- **Task details**:
Quote the whole listing exactly. Leave the pictures out of your copy.

- **Data block**:
Start
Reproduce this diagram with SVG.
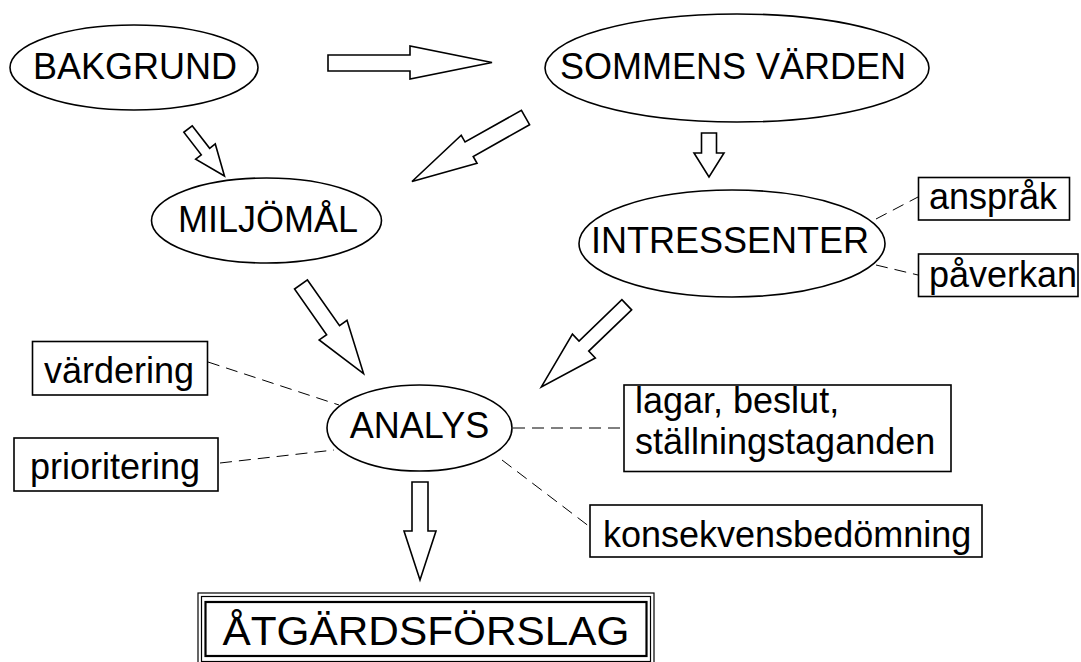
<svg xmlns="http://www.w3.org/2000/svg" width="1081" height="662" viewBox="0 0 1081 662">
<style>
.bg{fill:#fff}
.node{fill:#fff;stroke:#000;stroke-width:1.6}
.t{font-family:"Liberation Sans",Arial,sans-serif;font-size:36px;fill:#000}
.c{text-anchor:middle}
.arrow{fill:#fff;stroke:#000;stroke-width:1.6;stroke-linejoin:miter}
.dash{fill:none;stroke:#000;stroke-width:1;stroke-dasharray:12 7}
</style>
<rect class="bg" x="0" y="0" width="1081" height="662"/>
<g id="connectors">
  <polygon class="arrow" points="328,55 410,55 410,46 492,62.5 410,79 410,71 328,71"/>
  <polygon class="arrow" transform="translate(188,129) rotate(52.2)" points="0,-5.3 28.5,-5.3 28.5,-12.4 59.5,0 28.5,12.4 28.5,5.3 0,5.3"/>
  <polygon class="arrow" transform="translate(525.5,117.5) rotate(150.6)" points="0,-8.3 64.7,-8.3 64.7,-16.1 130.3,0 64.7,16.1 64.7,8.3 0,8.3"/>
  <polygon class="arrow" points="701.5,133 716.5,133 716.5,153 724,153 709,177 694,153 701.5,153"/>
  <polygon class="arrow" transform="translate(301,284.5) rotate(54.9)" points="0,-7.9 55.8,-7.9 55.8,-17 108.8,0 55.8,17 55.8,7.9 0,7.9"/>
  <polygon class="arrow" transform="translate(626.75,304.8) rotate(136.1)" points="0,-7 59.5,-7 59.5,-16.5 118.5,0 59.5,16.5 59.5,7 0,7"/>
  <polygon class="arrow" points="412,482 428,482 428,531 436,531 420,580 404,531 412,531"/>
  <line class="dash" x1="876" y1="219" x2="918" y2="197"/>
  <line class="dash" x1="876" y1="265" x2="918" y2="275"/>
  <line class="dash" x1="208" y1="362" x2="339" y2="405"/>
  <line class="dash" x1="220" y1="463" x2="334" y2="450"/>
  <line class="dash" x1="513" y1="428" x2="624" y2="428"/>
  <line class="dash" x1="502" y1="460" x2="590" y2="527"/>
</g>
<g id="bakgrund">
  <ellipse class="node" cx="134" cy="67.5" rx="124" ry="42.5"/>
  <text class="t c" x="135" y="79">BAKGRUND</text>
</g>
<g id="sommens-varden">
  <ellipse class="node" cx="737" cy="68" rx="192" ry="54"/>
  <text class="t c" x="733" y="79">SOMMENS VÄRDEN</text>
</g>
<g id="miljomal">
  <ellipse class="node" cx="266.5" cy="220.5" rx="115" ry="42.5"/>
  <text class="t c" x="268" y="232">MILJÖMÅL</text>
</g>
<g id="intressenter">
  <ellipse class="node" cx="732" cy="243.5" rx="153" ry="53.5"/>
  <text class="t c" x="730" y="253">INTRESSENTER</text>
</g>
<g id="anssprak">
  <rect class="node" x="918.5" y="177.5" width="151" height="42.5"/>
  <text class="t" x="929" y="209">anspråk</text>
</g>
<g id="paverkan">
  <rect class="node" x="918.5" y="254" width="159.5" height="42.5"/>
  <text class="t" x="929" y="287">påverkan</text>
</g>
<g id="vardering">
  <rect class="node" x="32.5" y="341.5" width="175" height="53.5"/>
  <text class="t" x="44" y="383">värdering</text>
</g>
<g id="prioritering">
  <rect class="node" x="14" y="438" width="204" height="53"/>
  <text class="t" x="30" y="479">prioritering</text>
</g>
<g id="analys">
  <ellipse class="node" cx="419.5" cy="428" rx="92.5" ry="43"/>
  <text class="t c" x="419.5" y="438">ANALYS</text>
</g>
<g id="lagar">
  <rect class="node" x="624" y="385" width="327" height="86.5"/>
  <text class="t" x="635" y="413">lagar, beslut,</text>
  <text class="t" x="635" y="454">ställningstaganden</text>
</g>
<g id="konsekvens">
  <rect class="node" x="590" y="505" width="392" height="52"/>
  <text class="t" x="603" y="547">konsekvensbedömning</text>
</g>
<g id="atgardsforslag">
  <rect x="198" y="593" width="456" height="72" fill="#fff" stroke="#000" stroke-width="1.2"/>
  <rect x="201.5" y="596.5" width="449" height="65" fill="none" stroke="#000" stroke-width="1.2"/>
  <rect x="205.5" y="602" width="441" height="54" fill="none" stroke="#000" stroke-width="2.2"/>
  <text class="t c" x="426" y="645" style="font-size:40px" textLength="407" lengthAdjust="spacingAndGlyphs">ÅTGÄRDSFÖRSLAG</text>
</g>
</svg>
End
- **Result below**:
Reproduce this diagram with SVG.
<svg xmlns="http://www.w3.org/2000/svg" width="1081" height="662" viewBox="0 0 1081 662">
<style>
.bg{fill:#fff}
.node{fill:#fff;stroke:#000;stroke-width:1.6}
.t{font-family:"Liberation Sans",Arial,sans-serif;font-size:36px;fill:#000}
.c{text-anchor:middle}
.arrow{fill:#fff;stroke:#000;stroke-width:1.6;stroke-linejoin:miter}
.dash{fill:none;stroke:#000;stroke-width:1;stroke-dasharray:12 7}
</style>
<rect class="bg" x="0" y="0" width="1081" height="662"/>
<g id="connectors">
  <polygon class="arrow" points="328,55 410,55 410,46 492,62.5 410,79 410,71 328,71"/>
  <polygon class="arrow" transform="translate(188,129) rotate(52.2)" points="0,-5.3 28.5,-5.3 28.5,-12.4 59.5,0 28.5,12.4 28.5,5.3 0,5.3"/>
  <polygon class="arrow" transform="translate(525.5,117.5) rotate(150.6)" points="0,-8.3 64.7,-8.3 64.7,-16.1 130.3,0 64.7,16.1 64.7,8.3 0,8.3"/>
  <polygon class="arrow" points="701.5,133 716.5,133 716.5,153 724,153 709,177 694,153 701.5,153"/>
  <polygon class="arrow" transform="translate(301,284.5) rotate(54.9)" points="0,-7.9 55.8,-7.9 55.8,-17 108.8,0 55.8,17 55.8,7.9 0,7.9"/>
  <polygon class="arrow" transform="translate(626.75,304.8) rotate(136.1)" points="0,-7 59.5,-7 59.5,-16.5 118.5,0 59.5,16.5 59.5,7 0,7"/>
  <polygon class="arrow" points="412,482 428,482 428,531 436,531 420,580 404,531 412,531"/>
  <line class="dash" x1="876" y1="219" x2="918" y2="197"/>
  <line class="dash" x1="876" y1="265" x2="918" y2="275"/>
  <line class="dash" x1="208" y1="362" x2="339" y2="405"/>
  <line class="dash" x1="220" y1="463" x2="334" y2="450"/>
  <line class="dash" x1="513" y1="428" x2="624" y2="428"/>
  <line class="dash" x1="502" y1="460" x2="590" y2="527"/>
</g>
<g id="bakgrund">
  <ellipse class="node" cx="134" cy="67.5" rx="124" ry="42.5"/>
  <text class="t c" x="135" y="79">BAKGRUND</text>
</g>
<g id="sommens-varden">
  <ellipse class="node" cx="737" cy="68" rx="192" ry="54"/>
  <text class="t c" x="733" y="79">SOMMENS VÄRDEN</text>
</g>
<g id="miljomal">
  <ellipse class="node" cx="266.5" cy="220.5" rx="115" ry="42.5"/>
  <text class="t c" x="268" y="232">MILJÖMÅL</text>
</g>
<g id="intressenter">
  <ellipse class="node" cx="732" cy="243.5" rx="153" ry="53.5"/>
  <text class="t c" x="730" y="253">INTRESSENTER</text>
</g>
<g id="anssprak">
  <rect class="node" x="918.5" y="177.5" width="151" height="42.5"/>
  <text class="t" x="929" y="209">anspråk</text>
</g>
<g id="paverkan">
  <rect class="node" x="918.5" y="254" width="159.5" height="42.5"/>
  <text class="t" x="929" y="287">påverkan</text>
</g>
<g id="vardering">
  <rect class="node" x="32.5" y="341.5" width="175" height="53.5"/>
  <text class="t" x="44" y="383">värdering</text>
</g>
<g id="prioritering">
  <rect class="node" x="14" y="438" width="204" height="53"/>
  <text class="t" x="30" y="479">prioritering</text>
</g>
<g id="analys">
  <ellipse class="node" cx="419.5" cy="428" rx="92.5" ry="43"/>
  <text class="t c" x="419.5" y="438">ANALYS</text>
</g>
<g id="lagar">
  <rect class="node" x="624" y="385" width="327" height="86.5"/>
  <text class="t" x="635" y="413">lagar, beslut,</text>
  <text class="t" x="635" y="454">ställningstaganden</text>
</g>
<g id="konsekvens">
  <rect class="node" x="590" y="505" width="392" height="52"/>
  <text class="t" x="603" y="547">konsekvensbedömning</text>
</g>
<g id="atgardsforslag">
  <rect x="198" y="593" width="456" height="72" fill="#fff" stroke="#000" stroke-width="1.2"/>
  <rect x="201.5" y="596.5" width="449" height="65" fill="none" stroke="#000" stroke-width="1.2"/>
  <rect x="205.5" y="602" width="441" height="54" fill="none" stroke="#000" stroke-width="2.2"/>
  <text class="t c" x="426" y="645" style="font-size:40px" textLength="407" lengthAdjust="spacingAndGlyphs">ÅTGÄRDSFÖRSLAG</text>
</g>
</svg>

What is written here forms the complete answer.